Hall Monitor this week was essentially a poke at Police Chief Mike Reese, who hasn't decided yet whether he'll update a document we found very useful when we got our hands on it earlier this year: a matrix comparing discipline recommendations by the bureau's Police Review Board against whatever discipline, if any, the chief actually metes out.


The column explained why that's crucial information to have:

The PRB is an important step in misconduct and use-of-force probes. I asked for that matrix after an Oregonian story that Reese merely demoted a police captain, Todd Wyatt, whom the review board wanted to fire over charges including dishonesty and harassment. It led to reporting that Reese saved the jobs of two other cops targeted for dismissal because of lying.

The story also revealed that Reese pretty regularly freelances his own discipline, including taking it easy on controversial cop Kyle Nice (one of the cops in the beating death of James Chasse Jr.). The review board wanted to give Nice one to two weeks of suspension, plus anger management sessions, after a road rage incident where Nice pulled his gun. Reese gave him a letter of reprimand.

That matrix—created only because Mayor Charlie Hales' office asked—was good only through January. When the next batch of review board reports came out in July, it seemed only natural to ask for an update. At first, the bureau said it wouldn't do that. It never planned to do it. But then it said it would ask Reese. And I've been waiting for an answer ever since.

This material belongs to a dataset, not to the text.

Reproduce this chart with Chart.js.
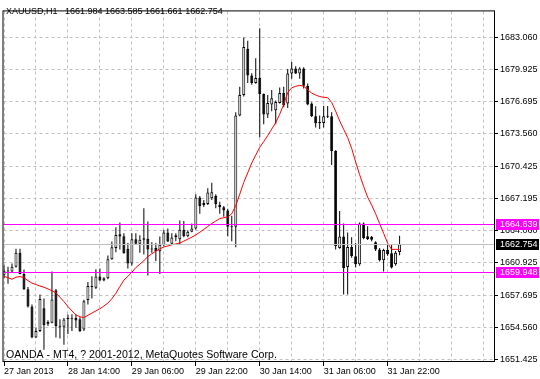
<!DOCTYPE html>
<html><head><meta charset="utf-8">
<script src="https://cdn.jsdelivr.net/npm/chart.js@4/dist/chart.umd.min.js"></script>
<style>html,body{margin:0;padding:0;background:#fff;overflow:hidden}#wrap{width:540px;height:379px}</style>
</head><body><div id="wrap"><canvas id="c" width="540" height="379"></canvas></div>
<script>
const symbol = 'XAUUSD,H1';
const watermark = 'OANDA - MT4, ? 2001-2012, MetaQuotes Software Corp.';
const opens = [1659.70,1660.13,1660.08,1660.53,1661.90,1659.82,1658.33,1656.63,1653.59,1654.23,
1656.47,1654.88,1655.03,1658.23,1654.66,1654.64,1655.44,1655.39,1655.50,1655.39,
1654.38,1657.27,1658.64,1658.48,1659.57,1659.19,1659.41,1661.26,1662.38,1663.73,
1663.53,1662.29,1660.85,1663.24,1662.79,1663.34,1663.29,1662.29,1662.38,1662.06,
1662.67,1663.89,1662.79,1663.63,1663.24,1664.16,1663.53,1663.98,1664.30,1667.34,
1666.60,1666.70,1667.27,1667.49,1666.60,1666.38,1666.05,1664.49,1664.46,1675.39,
1677.40,1681.94,1679.32,1678.58,1679.06,1677.48,1675.49,1676.45,1675.90,1676.60,
1677.60,1676.57,1679.51,1679.99,1679.51,1679.99,1678.31,1676.57,1675.30,1674.75,
1674.65,1675.30,1675.32,1671.90,1662.38,1663.50,1660.51,1662.48,1661.57,1660.78,
1664.78,1663.53,1663.48,1662.93,1662.22,1661.18,1662.19,1661.85,1660.78,1661.984];
const highs = [1660.66,1660.53,1660.85,1662.29,1662.29,1660.27,1658.55,1656.82,1654.55,1657.81,
1657.43,1655.29,1660.08,1658.36,1655.39,1655.50,1655.85,1655.88,1655.82,1655.57,
1657.30,1659.03,1659.60,1660.30,1660.37,1659.51,1661.65,1663.02,1664.40,1664.87,
1663.82,1662.86,1663.82,1663.82,1663.63,1666.27,1664.97,1662.93,1662.86,1663.50,
1664.14,1664.30,1663.82,1663.82,1665.07,1665.02,1664.11,1664.78,1667.66,1667.49,
1667.08,1668.23,1668.77,1667.66,1666.91,1666.50,1666.22,1665.54,1675.71,1678.20,
1683.04,1682.73,1679.54,1681.01,1683.95,1677.53,1677.40,1677.88,1676.86,1678.13,
1678.20,1679.95,1680.64,1680.21,1680.12,1680.12,1678.52,1676.67,1676.28,1675.39,
1676.35,1676.31,1675.71,1671.97,1666.00,1664.78,1663.89,1663.44,1662.86,1664.88,
1664.88,1664.52,1663.56,1663.05,1662.38,1662.29,1662.77,1662.70,1662.09,1663.585];
const lows = [1659.41,1658.86,1659.99,1660.46,1659.79,1658.26,1656.53,1653.52,1653.56,1654.14,
1652.38,1654.71,1655.00,1653.59,1653.49,1652.89,1653.93,1654.23,1654.55,1654.14,
1654.23,1656.82,1657.43,1658.36,1659.12,1659.12,1659.31,1661.23,1661.97,1662.22,
1661.81,1660.37,1660.66,1662.67,1661.90,1661.74,1659.67,1661.90,1661.11,1659.82,
1662.57,1662.96,1662.67,1663.05,1662.77,1663.44,1663.44,1663.91,1664.20,1665.74,
1666.41,1666.60,1667.08,1666.28,1665.74,1665.45,1663.53,1663.05,1662.45,1675.32,
1677.24,1678.58,1678.39,1678.49,1673.24,1674.53,1675.13,1675.80,1674.53,1676.57,
1676.19,1676.12,1678.99,1679.45,1678.99,1678.04,1676.38,1675.23,1674.20,1674.05,
1674.20,1675.13,1670.53,1662.22,1662.29,1657.81,1657.81,1661.42,1660.46,1660.64,
1663.24,1663.15,1663.05,1662.09,1661.04,1660.08,1661.62,1660.37,1660.63,1661.661];
const closes = [1660.15,1660.10,1660.53,1661.90,1659.82,1658.33,1656.63,1653.59,1654.23,1657.37,
1654.81,1655.10,1657.33,1654.71,1654.74,1655.35,1655.46,1655.45,1655.25,1654.23,
1657.16,1658.64,1658.55,1659.57,1659.19,1659.41,1661.26,1662.45,1663.66,1663.51,
1661.85,1660.85,1663.24,1662.79,1663.19,1663.18,1662.22,1662.26,1662.06,1662.70,
1663.89,1663.01,1663.41,1663.44,1664.16,1663.53,1663.98,1664.30,1667.34,1666.51,
1666.79,1667.82,1667.85,1666.67,1666.38,1666.05,1664.46,1664.44,1675.39,1677.40,
1682.10,1679.32,1678.58,1679.06,1677.48,1675.49,1676.60,1677.08,1676.70,1677.60,
1676.38,1679.51,1679.99,1679.51,1679.99,1678.31,1676.45,1675.30,1674.63,1674.63,
1675.32,1675.32,1671.90,1662.57,1663.50,1660.42,1662.48,1661.57,1660.78,1664.78,
1663.34,1663.27,1663.19,1662.22,1661.18,1662.19,1661.76,1660.46,1661.90,1662.754];
const maValues = [1659.60,1659.46,1659.31,1659.51,1659.57,1659.46,1659.17,1658.93,1658.79,1658.64,
1658.52,1658.36,1658.18,1657.97,1657.54,1657.11,1656.63,1656.20,1655.82,1655.62,
1655.55,1655.77,1655.99,1656.20,1656.41,1656.68,1656.97,1657.40,1657.93,1658.60,
1659.22,1659.60,1659.99,1660.46,1660.78,1661.14,1661.52,1661.81,1662.07,1662.29,
1662.48,1662.57,1662.70,1662.77,1662.86,1663.05,1663.24,1663.44,1663.66,1663.92,
1664.20,1664.49,1664.78,1665.02,1665.26,1665.35,1665.42,1665.74,1666.53,1667.66,
1668.81,1669.76,1670.72,1671.49,1672.26,1672.83,1673.41,1674.05,1674.68,1675.51,
1676.48,1677.63,1678.10,1678.25,1678.34,1678.25,1677.91,1677.58,1677.39,1677.24,
1677.17,1677.13,1676.67,1675.80,1674.85,1674.03,1673.21,1672.16,1670.82,1669.57,
1668.42,1667.37,1666.60,1665.74,1664.78,1663.82,1662.86,1662.24,1662.24,1662.24];
const timeLabels = ['27 Jan 2013','28 Jan 14:00','29 Jan 06:00','29 Jan 22:00','30 Jan 14:00','31 Jan 06:00','31 Jan 22:00'];
const timeLabelBars = [0,16,32,48,64,80,96];
const priceTickLabels = ['1651.425','1654.560','1657.695','1660.925','1664.060','1667.195','1670.425','1673.560','1676.695','1679.925','1683.060'];
const levelLines = [1664.639, 1659.948];
const bidPrice = 1662.754;

const FONT = '"Liberation Sans", Arial, sans-serif';
const idx = opens.map((_, i) => i);
const last = opens.length - 1;
const wickData = idx.map(i => ({x: i, y: [lows[i], highs[i]]}));
const bodyData = idx.map(i => {
  let a = opens[i], b = closes[i];
  if (Math.abs(a - b) < 0.1) { const m = (a + b) / 2; a = m - 0.05; b = m + 0.05; }
  return {x: i, y: [a, b]};
});
const bodyFill = idx.map(i => closes[i] >= opens[i] ? '#ffffff' : '#000000');
const maData = maValues.map((v, i) => ({x: i, y: v}));

const firstTick = parseFloat(priceTickLabels[0]);
const tickStep = (parseFloat(priceTickLabels[priceTickLabels.length - 1]) - firstTick) / (priceTickLabels.length - 1);

const overlay = {
  id: 'overlay',
  beforeDraw(chart) {
    const c = chart.ctx; c.save(); c.fillStyle = '#fff'; c.fillRect(0, 0, chart.width, chart.height); c.restore();
  },
  afterDatasetsDraw(chart) {
    const c = chart.ctx, a = chart.chartArea, y = chart.scales.y;
    c.save();
    c.lineWidth = 1;
    const hline = (v, col) => {
      const py = Math.round(y.getPixelForValue(v) - 0.5) + 0.5;
      c.strokeStyle = col; c.beginPath(); c.moveTo(a.left, py); c.lineTo(a.right, py); c.stroke();
    };
    hline(bidPrice, '#c0c0c0');
    levelLines.forEach(v => hline(v, '#ff00ff'));
    c.restore();
  },
  afterDraw(chart) {
    const c = chart.ctx, a = chart.chartArea, x = chart.scales.x, y = chart.scales.y;
    c.save();
    c.strokeStyle = '#000'; c.lineWidth = 1;
    c.strokeRect(a.left - 0.5, a.top - 0.5, a.right - a.left + 1, a.bottom - a.top);
    c.beginPath();
    y.ticks.forEach(t => {
      const py = Math.round(y.getPixelForValue(t.value) - 0.5) + 0.5;
      c.moveTo(a.right, py); c.lineTo(a.right + 4, py);
    });
    timeLabelBars.forEach(b => {
      const px = Math.round(x.getPixelForValue(b) - 0.5) + 0.5;
      c.moveTo(px, a.bottom); c.lineTo(px, a.bottom + 4);
    });
    c.stroke();
    c.font = '9px ' + FONT; c.textBaseline = 'middle'; c.textAlign = 'left';
    const box = (v, bg) => {
      const py = Math.round(y.getPixelForValue(v) - 0.5) + 0.5;
      c.fillStyle = bg; c.fillRect(a.right + 2, py - 5.5, 43, 11);
      c.fillStyle = '#fff'; c.fillText(v.toFixed(3), a.right + 6, py + 0.5);
    };
    box(levelLines[0], '#ff00ff');
    box(bidPrice, '#000000');
    box(levelLines[1], '#ff00ff');
    c.fillStyle = '#000'; c.textBaseline = 'alphabetic';
    c.font = '9px ' + FONT;
    const title = symbol + '   ' + [opens[last], highs[last], lows[last], closes[last]].map(v => v.toFixed(3)).join(' ');
    c.fillText(title, 6, 14);
    c.font = '10.6px ' + FONT;
    c.fillText(watermark, 6, 358);
    c.restore();
  }
};

new Chart(document.getElementById('c'), {
  type: 'bar',
  data: {
    datasets: [
      {type: 'line', data: maData, borderColor: '#ff0000', borderWidth: 1, pointRadius: 0, tension: 0, order: 0, fill: false},
      {data: bodyData, backgroundColor: bodyFill, borderColor: '#000000', borderWidth: 1, borderSkipped: false, barThickness: 3, grouped: false, inflateAmount: 0, order: 1},
      {data: wickData, backgroundColor: '#000000', borderWidth: 0, barThickness: 1, grouped: false, inflateAmount: 0, order: 2}
    ]
  },
  options: {
    responsive: false,
    animation: false,
    events: [],
    layout: {padding: {left: 3, top: 3, right: 0, bottom: 0}},
    plugins: {legend: {display: false}, tooltip: {enabled: false}, title: {display: false}},
    scales: {
      x: {
        type: 'linear', min: -0.125, max: 122.625, offset: false,
        grid: {offset: false, color: '#c0c0c0', lineWidth: 1, drawTicks: false},
        border: {display: false, dash: [3, 3]},
        ticks: {autoSkip: false, maxRotation: 0, minRotation: 0, align: 'start', padding: 4, color: '#000',
          font: {family: FONT, size: 9},
          callback: (v) => { const k = timeLabelBars.indexOf(v); return k >= 0 ? timeLabels[k] : ''; }},
        afterBuildTicks: s => { const t = []; for (let i = 0; i <= 120; i += 8) t.push({value: i}); s.ticks = t; },
        afterFit: s => { s.height = 17; }
      },
      y: {
        type: 'linear', position: 'right', min: 1651.185, max: 1685.60,
        grid: {color: '#c0c0c0', lineWidth: 1, drawTicks: false},
        border: {display: false, dash: [3, 3]},
        ticks: {padding: 6, color: '#000', font: {family: FONT, size: 9},
          callback: (v, i) => priceTickLabels[i]},
        afterBuildTicks: s => { s.ticks = priceTickLabels.map((_, k) => ({value: firstTick + k * tickStep})); },
        afterFit: s => { s.width = 46; }
      }
    }
  },
  plugins: [overlay]
});
</script>
</body></html>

But now, this afternoon, something came along that might goose Reese into making a decision—presumably to produce an updated matrix. Hales' office, contacted by the Mercury, firmly agreed that the chief should keep on producing the data because, says Hales' spokesman Dana Haynes, Hales and his staff find it "useful." Haynes says the mayor hasn't asked the chief to update the data yet but will "likely" do so.

“The mayor believes timely, consistent discipline is a key part of public administration, and is important to strengthening police credibility," Hales' chief of staff, Gail Shibley, said in a statement. "A matrix can be a helpful tool for police supervisors and managers in this regard, so the mayor will continue to work with police leadership to refine and use this or similar tools.”

Interestingly, as my column also pointed out, the city's Independent Police Review director is looking to enshrine the release of this kind of data in city code. But that won't happen until later this year at the earliest, as part of other changes held up by the delay in the feds' civil rights case against the police. So why wait when clearly the cops can put that data out right now?